Die Kalksteinplatten zum Beispiel in Veldhausen oder Uelsen stammen aus dem Erdzeitalter des Weißen Jura vor etwa 160 bis 144 Millionen Jahren. In der Altmühlalb in Süddeutschland abgebaut und glatt poliert, gleichen sie einem anderen wertvollen Material und werden deswegen oft so genannt: Jura-Marmor. Wenn er darin die Einschlüsse von Ammoniten oder Pfeilschwanzkrebsen sieht, geht ihm durch den Kopf, über was für geschichtlichen Boden wir zuweilen laufen. Und er denkt dabei oft an die Herrlichkeit der Schöpfung und an den Schöpfer selbst. Da wird er manchmal schon demütig.
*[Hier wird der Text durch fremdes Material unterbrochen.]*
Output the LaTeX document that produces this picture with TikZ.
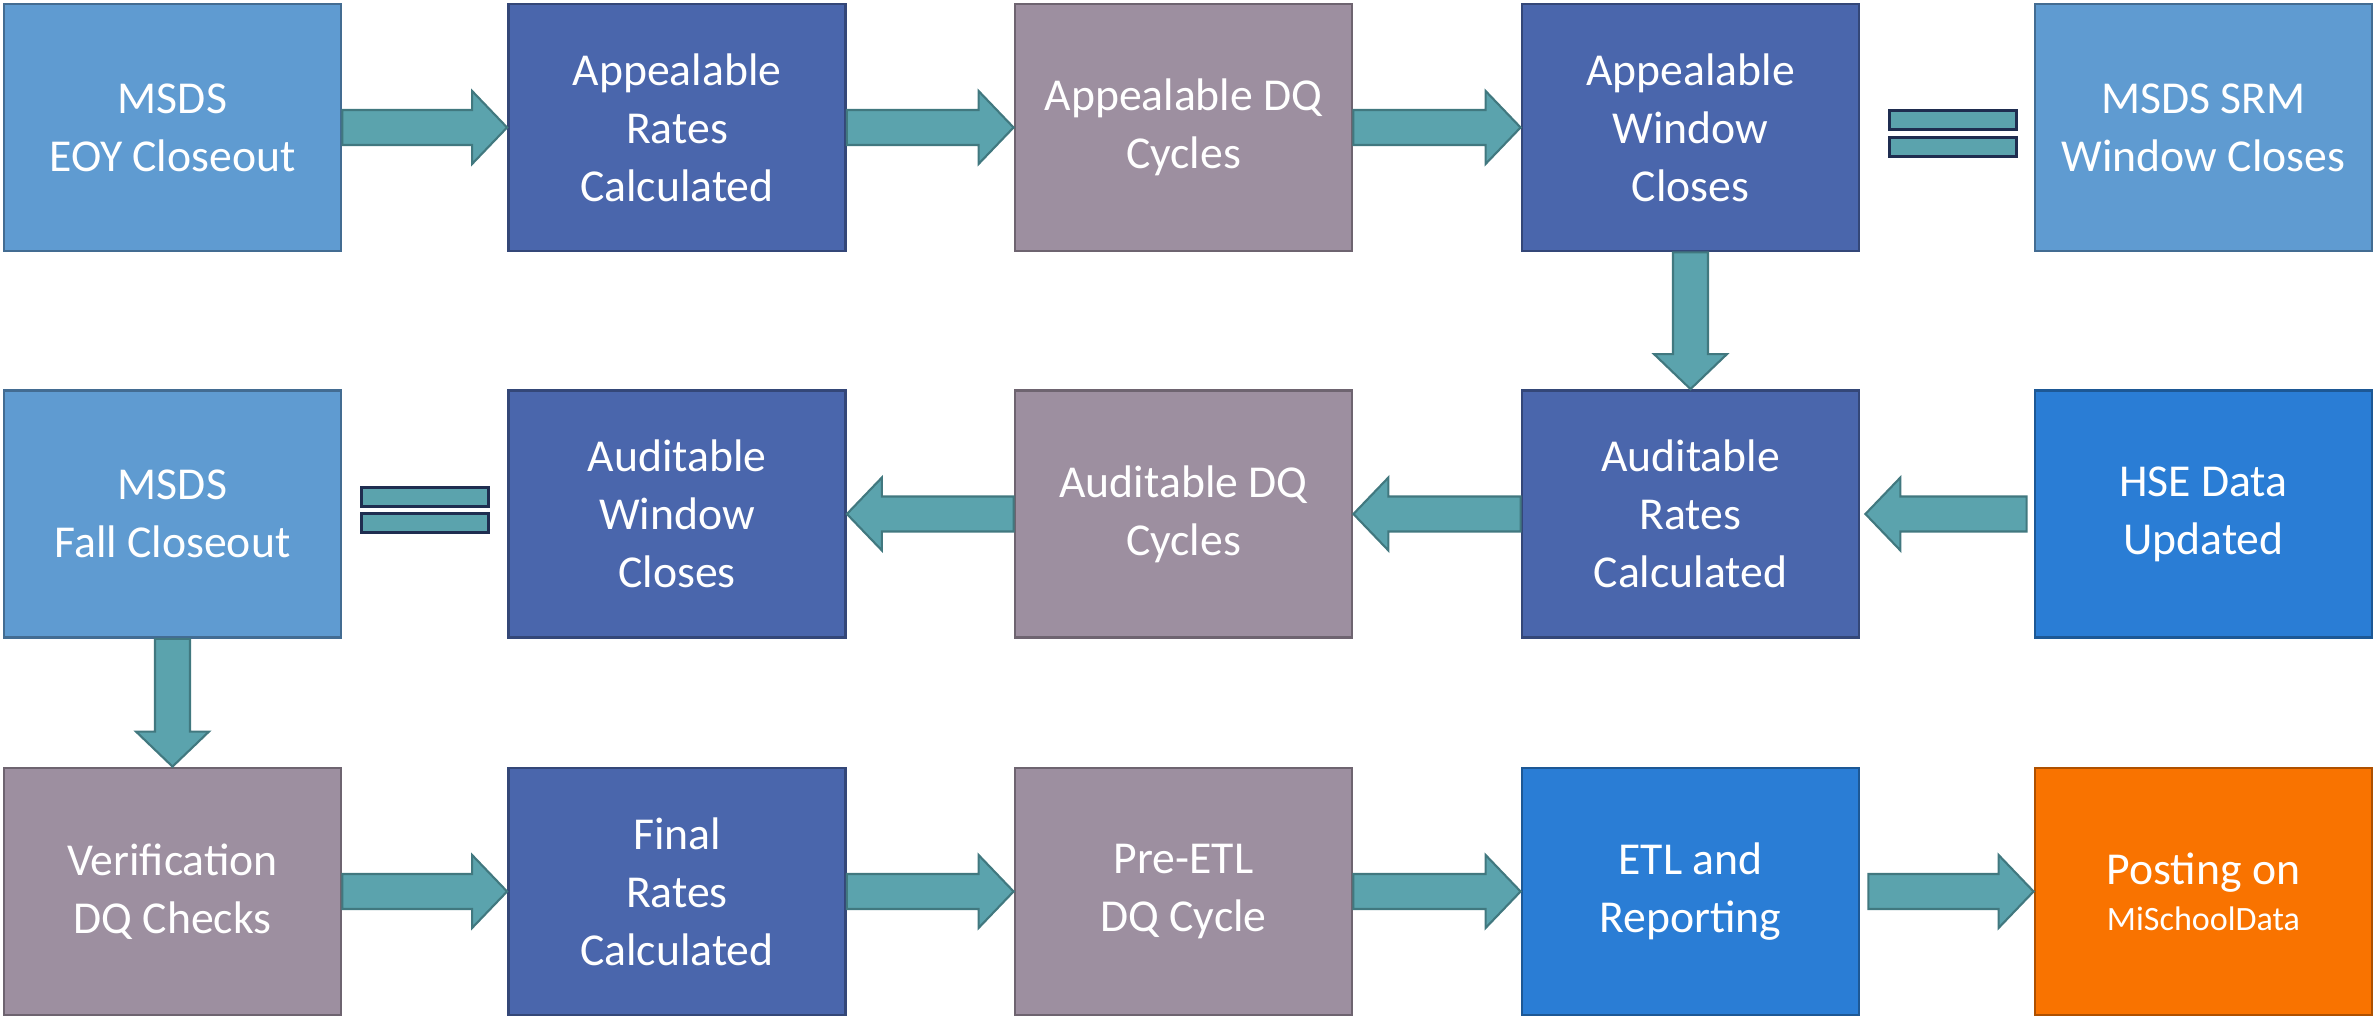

Mit Helm und Meißel auf Expedition

Was in früher Zeit auf unserer Erde passiert ist, interessiert Peter Richter schon lange. In den achtziger Jahren hatte der Rheinländer, der zuerst als Umweltschutztechniker gearbeitet und später zum Altenpfleger umgeschult hat, eine Ausstellung über Mineralien und Fossilien besucht. Seitdem hat er viele Bücher und ganze Stapel von Zeitschriften über das Thema gelesen. War zeitweise jedes Wochenende mit Helm, Schutzbrille und Meißel auf Expedition in verschiedenen Steinbrüchen, vor allem in der Eifel und in Süddeutschland. Einige seiner Funde zeigt er stolz zu Hause: zum Beispiel ein großer kreisrunder Ammonit, jede Kerbe in der versteinerten Schale hat die Zeiten bis heute überdauert.

Wenn der Hobbypaläontologe von seinem Hobby erzählt, ist er in seinem Element. Gern überlegt er, wie es damals wohl ausgesehen hat: viel wärmer als jetzt, Saurier auf dem Land und im Meer, weite Teile Deutschlands unter Wasser. „Die Küste lag damals 50 Kilometer westlich von München.“ Wenn es eine Zeitmaschine gäbe – er würde am liebsten hinreisen und selbst mal gucken.

Petra Diek-Münchow

 

Fossilien, Ammoniten, Belemniten

Fossilien sind – oftmals versteinerte – Reste von Pflanzen oder Tieren aus früheren Erdzeitaltern, die lebend oder kurz nach ihrem Tod zum Beispiel mit Schlamm und Sand bedeckt wurden. Dazu gehören unter anderem Ammoniten: eine ausgestorbene Teilgruppe der Kopffüßer. Sie sahen zwar aus wie Schnecken, sind aber eher verwandt mit Tintenfischen. Diese Tiere lebten vor Millionen von Jahren im Meer. Oft werden auch Überreste von Belemniten gefunden, die heutigen Kalmaren ähnelten.